July 01, 2012

It's All About the Eyeballs


This spring, the front page of the Yandex search engine surpassed Channel One in number of viewers, according to TNS statistics.

Many saw this as a tipping point in the trend away from television’s dominance over the flow of information to the public. In April, 19.1 million people opened the front page of Yandex, while only 18.2 million tuned in to Channel One, Russia’s most popular television channel, which is controlled by the state and widely seen as a mouthpiece of government propaganda.

The internet has been steadily gaining in influence, and broadband is stretching to more households, yet its relatively modest reach is widely believed, by those opposing Vladimir Putin, to be the reason for the president’s continued high ratings. Channel One and other widely distributed television channels are tightly controlled and their news programs allocate most of their airtime to bland reportage of what Putin and Prime Minister Medvedev are doing, never airing criticism and avoiding live broadcasts.

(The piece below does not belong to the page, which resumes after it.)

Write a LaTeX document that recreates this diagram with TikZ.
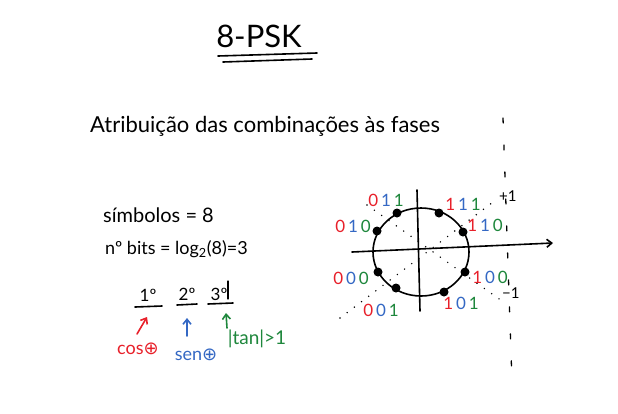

A Levada Center annual study released this spring showed, however, that television still dominates Russians’ private time, with 36 percent saying they have their set on all the time when they are home, and 79 percent saying they watched it every day in 2011. Still, 31 percent also said they use the internet daily, and the number of people who report never having surfed the web declined from 87 percent in 2005 to 53 percent last year.

Capitalizing on Russians’ increased reliance on the internet for gathering information, the opposition has launched a “counter-propaganda” machine, calling it the “Kind Machine of Truth.” (Добрая машина правды) The aim of the project [mashina.org] is “to educate citizens about the inconsistencies and untruths of the Putin government and its policies.”

So far, its creator, the blogger and anti-corruption activist Alexei Navalny, is asking people to register and submit ideas on ways the protest movement can fight television’s overbearing presence in Russian homes and offer people alternative sources of information. Some suggestions have been subscribing your neighbors to opposition magazines and naming your visible wifi network something like “putinisathief.”

Meanwhile, Russians’ political preferences indicate that the Communist Party has lost much of its support, while a third of the country does not trust any political group.

Only 13 percent of Russians sympathize with the Communist Party, according to a recent poll by Levada Center. 17 percent say they like “democrats” while 18 percent prefer “the party of power.” But nearly a third of the country (31 percent) says they don’t like any political party. Since April 2000, the Communists have lost more than half of their support: at that time, the party enjoyed support from 27 percent of those polled.

* Some 16% of Russians believe that by 2020 Russia will become a leading world power.